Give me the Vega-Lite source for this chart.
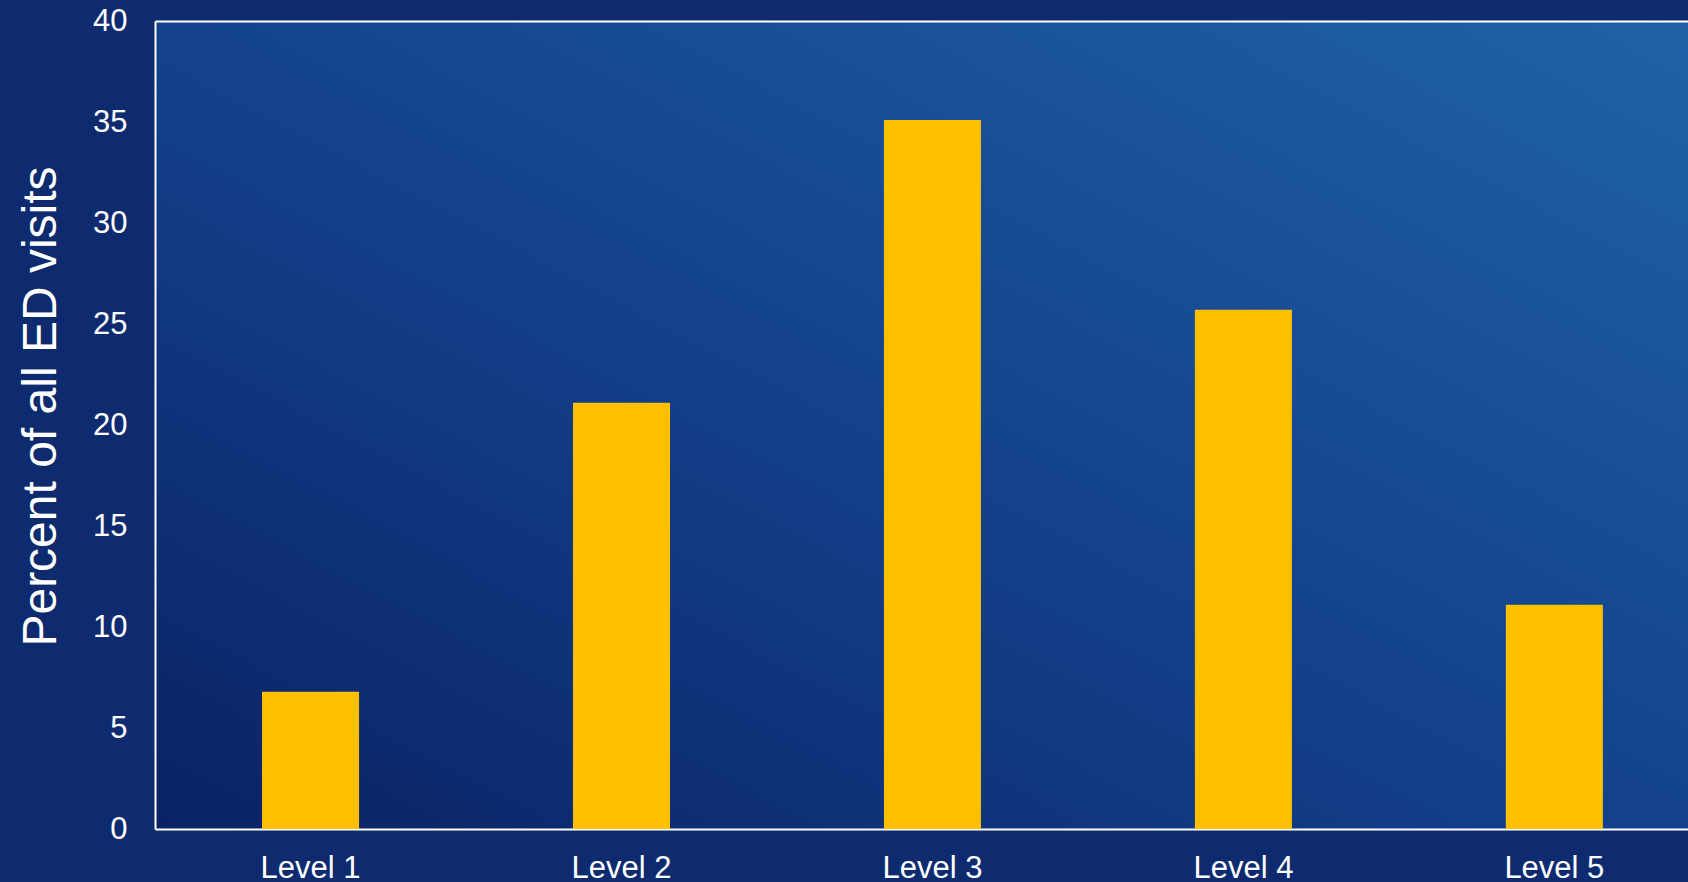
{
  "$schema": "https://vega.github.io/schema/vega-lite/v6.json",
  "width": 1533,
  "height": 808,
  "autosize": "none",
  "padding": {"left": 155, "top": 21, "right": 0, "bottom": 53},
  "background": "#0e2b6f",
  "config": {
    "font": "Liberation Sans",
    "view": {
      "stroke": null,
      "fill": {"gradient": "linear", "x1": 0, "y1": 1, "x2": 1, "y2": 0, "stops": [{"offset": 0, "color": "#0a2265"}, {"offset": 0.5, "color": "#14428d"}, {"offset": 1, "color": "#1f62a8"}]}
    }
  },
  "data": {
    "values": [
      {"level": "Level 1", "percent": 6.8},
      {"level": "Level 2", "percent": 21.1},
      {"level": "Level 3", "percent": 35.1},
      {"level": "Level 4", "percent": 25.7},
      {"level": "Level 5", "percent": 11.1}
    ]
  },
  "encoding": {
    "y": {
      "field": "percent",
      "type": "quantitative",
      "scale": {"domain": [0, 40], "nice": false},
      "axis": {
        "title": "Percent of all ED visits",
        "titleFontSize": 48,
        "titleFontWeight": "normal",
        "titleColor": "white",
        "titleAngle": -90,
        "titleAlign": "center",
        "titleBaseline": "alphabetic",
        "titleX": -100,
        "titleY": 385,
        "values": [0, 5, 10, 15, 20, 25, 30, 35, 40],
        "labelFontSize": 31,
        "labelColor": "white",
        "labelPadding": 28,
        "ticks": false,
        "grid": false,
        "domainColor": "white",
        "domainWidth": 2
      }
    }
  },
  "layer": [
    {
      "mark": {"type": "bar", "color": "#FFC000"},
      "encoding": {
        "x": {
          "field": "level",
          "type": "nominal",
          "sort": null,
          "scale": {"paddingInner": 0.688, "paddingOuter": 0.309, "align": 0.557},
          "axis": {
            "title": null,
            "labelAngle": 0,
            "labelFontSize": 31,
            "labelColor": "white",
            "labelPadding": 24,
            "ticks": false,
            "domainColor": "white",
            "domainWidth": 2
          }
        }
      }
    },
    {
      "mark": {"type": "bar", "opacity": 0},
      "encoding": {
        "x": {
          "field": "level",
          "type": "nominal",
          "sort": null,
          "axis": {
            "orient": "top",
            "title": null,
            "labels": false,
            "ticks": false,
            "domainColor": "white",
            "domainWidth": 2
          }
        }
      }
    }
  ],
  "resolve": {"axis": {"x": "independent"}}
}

--------------------------------

WHAT YOU WILL DO: Output the material word for word, omitting its pictures.

EXERCISE ANSWER:
Give me the Vega-Lite source for this chart.
{
  "$schema": "https://vega.github.io/schema/vega-lite/v6.json",
  "width": 1533,
  "height": 808,
  "autosize": "none",
  "padding": {"left": 155, "top": 21, "right": 0, "bottom": 53},
  "background": "#0e2b6f",
  "config": {
    "font": "Liberation Sans",
    "view": {
      "stroke": null,
      "fill": {"gradient": "linear", "x1": 0, "y1": 1, "x2": 1, "y2": 0, "stops": [{"offset": 0, "color": "#0a2265"}, {"offset": 0.5, "color": "#14428d"}, {"offset": 1, "color": "#1f62a8"}]}
    }
  },
  "data": {
    "values": [
      {"level": "Level 1", "percent": 6.8},
      {"level": "Level 2", "percent": 21.1},
      {"level": "Level 3", "percent": 35.1},
      {"level": "Level 4", "percent": 25.7},
      {"level": "Level 5", "percent": 11.1}
    ]
  },
  "encoding": {
    "y": {
      "field": "percent",
      "type": "quantitative",
      "scale": {"domain": [0, 40], "nice": false},
      "axis": {
        "title": "Percent of all ED visits",
        "titleFontSize": 48,
        "titleFontWeight": "normal",
        "titleColor": "white",
        "titleAngle": -90,
        "titleAlign": "center",
        "titleBaseline": "alphabetic",
        "titleX": -100,
        "titleY": 385,
        "values": [0, 5, 10, 15, 20, 25, 30, 35, 40],
        "labelFontSize": 31,
        "labelColor": "white",
        "labelPadding": 28,
        "ticks": false,
        "grid": false,
        "domainColor": "white",
        "domainWidth": 2
      }
    }
  },
  "layer": [
    {
      "mark": {"type": "bar", "color": "#FFC000"},
      "encoding": {
        "x": {
          "field": "level",
          "type": "nominal",
          "sort": null,
          "scale": {"paddingInner": 0.688, "paddingOuter": 0.309, "align": 0.557},
          "axis": {
            "title": null,
            "labelAngle": 0,
            "labelFontSize": 31,
            "labelColor": "white",
            "labelPadding": 24,
            "ticks": false,
            "domainColor": "white",
            "domainWidth": 2
          }
        }
      }
    },
    {
      "mark": {"type": "bar", "opacity": 0},
      "encoding": {
        "x": {
          "field": "level",
          "type": "nominal",
          "sort": null,
          "axis": {
            "orient": "top",
            "title": null,
            "labels": false,
            "ticks": false,
            "domainColor": "white",
            "domainWidth": 2
          }
        }
      }
    }
  ],
  "resolve": {"axis": {"x": "independent"}}
}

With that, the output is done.